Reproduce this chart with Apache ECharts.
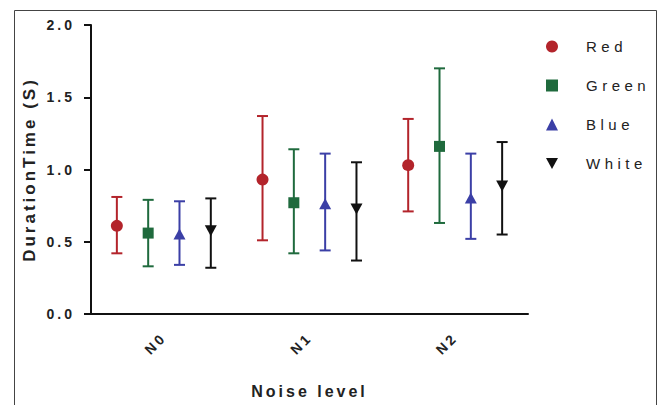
<!DOCTYPE html>
<html>
<head>
<meta charset="utf-8">
<script src="https://cdn.jsdelivr.net/npm/echarts@6/dist/echarts.min.js"></script>
<style>
  html, body { margin: 0; padding: 0; background: #fff; }
  #chart { width: 662px; height: 405px; }
  /* 原图的文字字距很宽 */
  #chart text { letter-spacing: 3px; }
</style>
</head>
<body>
<div id="chart"></div>
<script>
// 噪声等级
var levels = ['N0', 'N1', 'N2'];
var groupNames = ['Red', 'Green', 'Blue', 'White'];
var groupColors = ['#b3242b', '#1f6a3d', '#3b3fa6', '#111111'];
var groupShapes = ['circle', 'rect', 'triangle', 'down'];

// mean / low / high per level
var redMean = [0.61, 0.93, 1.03];
var redLow = [0.42, 0.51, 0.71];
var redHigh = [0.81, 1.37, 1.35];

var greenMean = [0.56, 0.77, 1.16];
var greenLow = [0.33, 0.42, 0.63];
var greenHigh = [0.79, 1.14, 1.70];

var blueMean = [0.55, 0.76, 0.80];
var blueLow = [0.34, 0.44, 0.52];
var blueHigh = [0.78, 1.11, 1.11];

var whiteMean = [0.58, 0.73, 0.89];
var whiteLow = [0.32, 0.37, 0.55];
var whiteHigh = [0.80, 1.05, 1.19];

var allMean = [redMean, greenMean, blueMean, whiteMean];
var allLow = [redLow, greenLow, blueLow, whiteLow];
var allHigh = [redHigh, greenHigh, blueHigh, whiteHigh];

function marker(shape, cx, cy, c) {
  if (shape === 'circle') {
    return { type: 'circle', shape: { cx: cx, cy: cy, r: 6 }, style: { fill: c } };
  }
  if (shape === 'rect') {
    return { type: 'rect', shape: { x: cx - 5.5, y: cy - 5.5, width: 11, height: 11 }, style: { fill: c } };
  }
  if (shape === 'triangle') {
    return { type: 'polygon', shape: { points: [[cx, cy - 6], [cx + 6, cy + 5], [cx - 6, cy + 5]] }, style: { fill: c } };
  }
  return { type: 'polygon', shape: { points: [[cx - 6, cy - 5], [cx + 6, cy - 5], [cx, cy + 6]] }, style: { fill: c } };
}

var myChart = echarts.init(document.getElementById('chart'), null, { renderer: 'svg' });

var series = groupNames.map(function (name, gi) {
  var data = levels.map(function (lv, i) {
    return [i, allMean[gi][i], allLow[gi][i], allHigh[gi][i]];
  });
  return {
    name: name,
    type: 'custom',
    itemStyle: { color: groupColors[gi] },
    data: data,
    renderItem: function (params, api) {
      var p = api.coord([api.value(0), api.value(1)]);
      var band = api.size([1, 0])[0];
      var cx = p[0] + (params.seriesIndex - 1.5) * band * 0.215;
      var lo = api.coord([api.value(0), api.value(2)])[1];
      var hi = api.coord([api.value(0), api.value(3)])[1];
      var c = groupColors[params.seriesIndex];
      var ls = { stroke: c, lineWidth: 2 };
      return {
        type: 'group',
        children: [
          { type: 'line', shape: { x1: cx, y1: lo, x2: cx, y2: hi }, style: ls },
          { type: 'line', shape: { x1: cx - 5.5, y1: lo, x2: cx + 5.5, y2: lo }, style: ls },
          { type: 'line', shape: { x1: cx - 5.5, y1: hi, x2: cx + 5.5, y2: hi }, style: ls },
          marker(groupShapes[params.seriesIndex], cx, p[1], c)
        ]
      };
    }
  };
});

myChart.setOption({
  animation: false,
  textStyle: { fontFamily: 'Liberation Sans, Arial, sans-serif' },
  graphic: [
    {
      type: 'rect',
      shape: { x: 14.5, y: 10.5, width: 642, height: 400 },
      style: { fill: 'none', stroke: '#444', lineWidth: 1 }
    }
  ],
  legend: {
    orient: 'vertical',
    left: 541,
    top: 34,
    itemWidth: 12,
    itemHeight: 12,
    itemGap: 24,
    textStyle: { fontSize: 15, color: '#222', padding: [0, 0, 0, 23] },
    data: [
      { name: 'Red', icon: 'circle' },
      { name: 'Green', icon: 'rect' },
      { name: 'Blue', icon: 'triangle' },
      { name: 'White', icon: 'path://M0,0L12,0L6,11Z' }
    ]
  },
  grid: { left: 91, top: 25, right: 134, bottom: 91 },
  xAxis: {
    type: 'category',
    data: levels,
    boundaryGap: true,
    name: 'Noise level',
    nameLocation: 'middle',
    nameGap: 69,
    nameTextStyle: { fontSize: 16, fontWeight: 'bold', color: '#222' },
    axisLine: { lineStyle: { color: '#111', width: 2 } },
    axisTick: { alignWithLabel: true, length: 6, lineStyle: { color: '#111', width: 2 } },
    axisLabel: { rotate: 45, fontSize: 14, fontWeight: 'bold', color: '#222', margin: 21 }
  },
  yAxis: {
    type: 'value',
    min: 0,
    max: 2,
    interval: 0.5,
    name: 'DurationTime (S)',
    nameLocation: 'middle',
    nameGap: 53,
    nameTextStyle: { fontSize: 17, fontWeight: 'bold', color: '#222' },
    axisLine: { show: true, lineStyle: { color: '#111', width: 2 } },
    axisTick: { show: true, length: 7, lineStyle: { color: '#111', width: 2 } },
    splitLine: { show: false },
    axisLabel: {
      fontSize: 14, fontWeight: 'bold', color: '#222', margin: 16,
      formatter: function (v) { return v.toFixed(1); }
    }
  },
  series: series
});

// 图例文字字距更大一些
function spaceLegend() {
  var texts = document.querySelectorAll('#chart text');
  texts.forEach(function (t) {
    if (groupNames.indexOf(t.textContent) >= 0) {
      t.style.letterSpacing = '4.5px';
    }
  });
}
spaceLegend();
myChart.on('finished', spaceLegend);
</script>
</body>
</html>
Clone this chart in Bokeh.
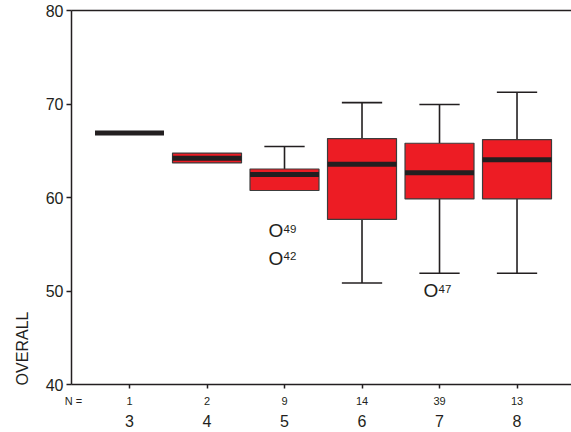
import math
from bokeh.plotting import figure
from bokeh.models import (Range1d, LinearAxis, FixedTicker, ColumnDataSource)
from bokeh.core.properties import value
from bokeh.embed import file_html
from bokeh.resources import INLINE

# ---- data ----
groups = ["3", "4", "5", "6", "7", "8"]
n_counts = [1, 2, 9, 14, 39, 13]
q1 = [66.9, 63.7, 60.75, 57.65, 59.85, 59.85]
median = [66.9, 64.2, 62.45, 63.55, 62.65, 64.05]
q3 = [66.9, 64.75, 63.05, 66.3, 65.8, 66.2]
whisker_low = [66.9, 63.7, 60.75, 50.85, 51.9, 51.9]
whisker_high = [66.9, 64.75, 65.45, 70.15, 69.95, 71.25]
outlier_group = ["5", "5", "7"]
outlier_value = [56.45, 53.5, 50.05]
outlier_case = ["49", "42", "47"]
y_ticks = [40, 50, 60, 70, 80]
y_title = "OVERALL"
n_title = "N ="

FONT = "Liberation Sans"
DARK = "#231f20"
RED = "#ed1c24"

xpos = [i + 1 for i in range(len(groups))]
pos_of = {g: i + 1 for i, g in enumerate(groups)}

X0, X1 = 0.2516, 6.703
p = figure(width=571, height=432, output_backend="svg", toolbar_location=None,
           x_range=Range1d(X0, X1), y_range=Range1d(40, 80),
           min_border_left=71, min_border_right=0, min_border_top=10, min_border_bottom=48,
           x_axis_location=None, y_axis_location=None)
p.outline_line_color = None
p.xgrid.visible = False
p.ygrid.visible = False
p.background_fill_color = "white"


def bare(ax):
    ax.axis_line_color = None
    ax.major_tick_line_color = None
    ax.minor_tick_line_color = None
    ax.major_tick_out = 0
    ax.major_tick_in = 0
    ax.minor_tick_out = 0
    ax.minor_tick_in = 0


# y axis
yax = LinearAxis(ticker=FixedTicker(ticks=y_ticks))
yax.axis_line_color = DARK
yax.axis_line_width = 1.5
yax.major_tick_line_color = DARK
yax.major_tick_line_width = 1.5
yax.major_tick_out = 5
yax.major_tick_in = 0
yax.minor_tick_line_color = None
yax.major_label_text_font = FONT
yax.major_label_text_font_size = "16px"
yax.major_label_text_color = DARK
yax.major_label_standoff = 3
p.add_layout(yax, "left")

# y title, placed near the bottom of the axis (as in the original)
title_y = 47.8
tyax = LinearAxis(ticker=FixedTicker(ticks=[title_y]),
                  major_label_overrides={title_y: y_title})
bare(tyax)
tyax.major_label_orientation = math.pi / 2
tyax.major_label_text_font = FONT
tyax.major_label_text_font_size = "16px"
tyax.major_label_text_color = DARK
tyax.major_label_standoff = 20
p.add_layout(tyax, "left")

# top line
tax = LinearAxis(ticker=FixedTicker(ticks=[]))
tax.axis_line_color = DARK
tax.axis_line_width = 1.5
tax.major_tick_out = 0
tax.major_tick_in = 0
tax.minor_tick_line_color = None
tax.major_label_text_font_size = "0px"
tax.major_label_standoff = 0
p.add_layout(tax, "above")

# x axis line + tick marks
xax = LinearAxis(ticker=FixedTicker(ticks=xpos),
                 major_label_overrides={x: "" for x in xpos})
xax.axis_line_color = DARK
xax.axis_line_width = 1.5
xax.major_tick_line_color = DARK
xax.major_tick_line_width = 1.5
xax.major_tick_out = 4
xax.major_tick_in = 0
xax.minor_tick_line_color = None
xax.major_label_text_font_size = "0px"
xax.major_label_standoff = 0
p.add_layout(xax, "below")

# row of N counts, with the "N =" caption at the left edge
n_cap_x = X0 + 0.0258
nax = LinearAxis(ticker=FixedTicker(ticks=[n_cap_x] + xpos),
                 major_label_overrides={**{n_cap_x: n_title},
                                        **{x: str(n) for x, n in zip(xpos, n_counts)}})
bare(nax)
nax.major_label_text_font = FONT
nax.major_label_text_font_size = "11px"
nax.major_label_text_color = DARK
nax.major_label_standoff = 6
p.add_layout(nax, "below")

# x axis with group labels
gax = LinearAxis(ticker=FixedTicker(ticks=xpos),
                 major_label_overrides={x: g for x, g in zip(xpos, groups)})
bare(gax)
gax.major_label_text_font = FONT
gax.major_label_text_font_size = "16px"
gax.major_label_text_color = DARK
gax.major_label_standoff = 5
p.add_layout(gax, "below")

src = ColumnDataSource(dict(x=xpos, q1=q1, q3=q3, med=median, lo=whisker_low, hi=whisker_high))

# whiskers (only where they extend beyond the box)
BW = 0.89
CAP = 0.26
ux = [x for x, a, b in zip(xpos, q3, whisker_high) if b > a]
uy0 = [a for a, b in zip(q3, whisker_high) if b > a]
uy1 = [b for a, b in zip(q3, whisker_high) if b > a]
lx = [x for x, a, b in zip(xpos, q1, whisker_low) if b < a]
ly0 = [a for a, b in zip(q1, whisker_low) if b < a]
ly1 = [b for a, b in zip(q1, whisker_low) if b < a]
p.segment(x0=ux, x1=ux, y0=uy0, y1=uy1, line_color=DARK, line_width=1.6)
p.segment(x0=[x - CAP for x in ux], x1=[x + CAP for x in ux], y0=uy1, y1=uy1, line_color=DARK, line_width=1.6)
p.segment(x0=lx, x1=lx, y0=ly0, y1=ly1, line_color=DARK, line_width=1.6)
p.segment(x0=[x - CAP for x in lx], x1=[x + CAP for x in lx], y0=ly1, y1=ly1, line_color=DARK, line_width=1.6)

# boxes
p.vbar(x="x", width=BW, bottom="q1", top="q3", source=src,
       fill_color=RED, line_color="#3c3c3c", line_width=1.2)
# medians
p.rect(x="x", y="med", width=BW, height=5, height_units="screen", source=src,
       fill_color=DARK, line_color=None)

# outliers
ox = [pos_of[g] for g in outlier_group]
p.text(x=ox, y=outlier_value, text=["O"] * len(ox), x_offset=-8.5,
       text_align="center", text_baseline="middle",
       text_font=value(FONT), text_font_size="19px", text_color=DARK)
p.text(x=ox, y=outlier_value, text=outlier_case, x_offset=-1, y_offset=-2,
       text_align="left", text_baseline="middle",
       text_font=value(FONT), text_font_size="11.5px", text_color=DARK)

open("out.html", "w").write(file_html(p, INLINE))
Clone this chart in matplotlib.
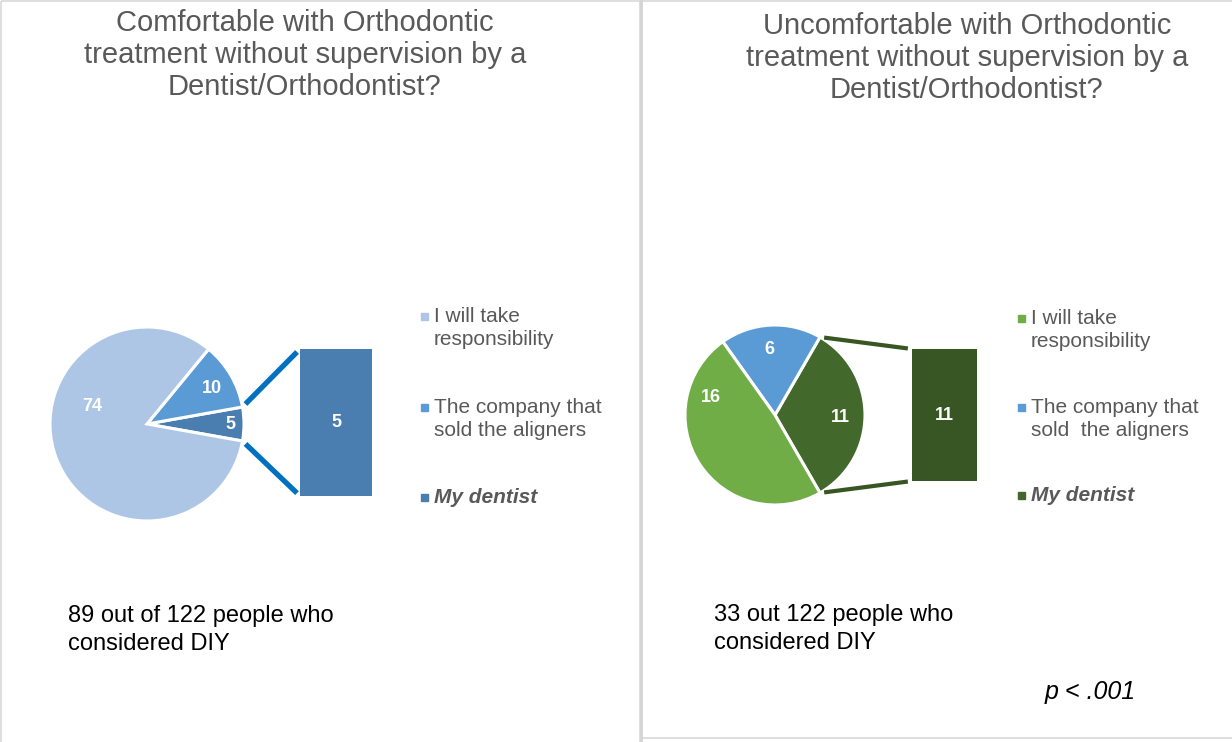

▬▬▬▬▬▬

§ **Work to do**
Reproduce only the lines of the records from the start up to and including the line that holds "var blueHigh = [0.78, 1.11, 1.11];"; do not carry over any picture.

§ **Finished task**
Reproduce this chart with Apache ECharts.
<!DOCTYPE html>
<html>
<head>
<meta charset="utf-8">
<script src="https://cdn.jsdelivr.net/npm/echarts@6/dist/echarts.min.js"></script>
<style>
  html, body { margin: 0; padding: 0; background: #fff; }
  #chart { width: 662px; height: 405px; }
  /* 原图的文字字距很宽 */
  #chart text { letter-spacing: 3px; }
</style>
</head>
<body>
<div id="chart"></div>
<script>
// 噪声等级
var levels = ['N0', 'N1', 'N2'];
var groupNames = ['Red', 'Green', 'Blue', 'White'];
var groupColors = ['#b3242b', '#1f6a3d', '#3b3fa6', '#111111'];
var groupShapes = ['circle', 'rect', 'triangle', 'down'];

// mean / low / high per level
var redMean = [0.61, 0.93, 1.03];
var redLow = [0.42, 0.51, 0.71];
var redHigh = [0.81, 1.37, 1.35];

var greenMean = [0.56, 0.77, 1.16];
var greenLow = [0.33, 0.42, 0.63];
var greenHigh = [0.79, 1.14, 1.70];

var blueMean = [0.55, 0.76, 0.80];
var blueLow = [0.34, 0.44, 0.52];
var blueHigh = [0.78, 1.11, 1.11];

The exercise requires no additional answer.